If inflation in Nigeria is higher than in America, I think inflation in Nigeria will be higher, everyone does so, if inflation is going to be ten per cent in the next year, it goes from N380, then you add ten per cent of 380 which is 38, let us call it 40, so adding 380 plus 40, that gives us 420 in a year, 460 in two years, roughly 500 in three years and that is the same currency rate. N500 in three years is the same as N380 today, once you take out the inflation story. The rates you see in the market daily keeps on going weaker over 10, 20, 30 years but actually if we strip out the inflation, it is not which is hard to explain but it is true.

What other option do you think is available to the CBN in case the interventions fail in the long run?

It shouldn’t fail. I think they have tried them all but they can always go the Venezuela route. They have banned the export, you are not allowed to take currency out of the country. You can just get more restrictive. The trouble is that human beings are too clever and Nigerians are certainly too clever to be trapped like that. People would always get a way of getting round regulations but it can be done. When a country like Venezuela keeps on doing that policies which it has been doing, eventually the economy collapses. Zimbabwe did the same thing and the economy eventually collapses. So the more restrictive you get, the messier it gets in the end.
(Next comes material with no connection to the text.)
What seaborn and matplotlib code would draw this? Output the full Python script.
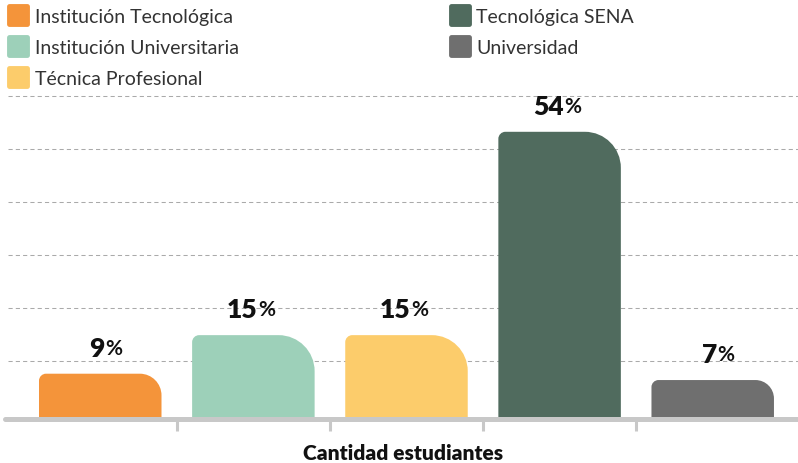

The other option is to go more liberal and let the currency float and then there would be a demand and supply. Eventually, the currency finds a level where people would say it is really worth coming in which today we think N500 to a dollar is a good value. I had investors in Abuja using the parallel exchange rate in February. They said N500 to a dollar which is the rate they were able to get at Bureau de Change, Nigeria was cheap for the first time they have ever been here. At that point, people should bring money into Nigeria because it is undervalued.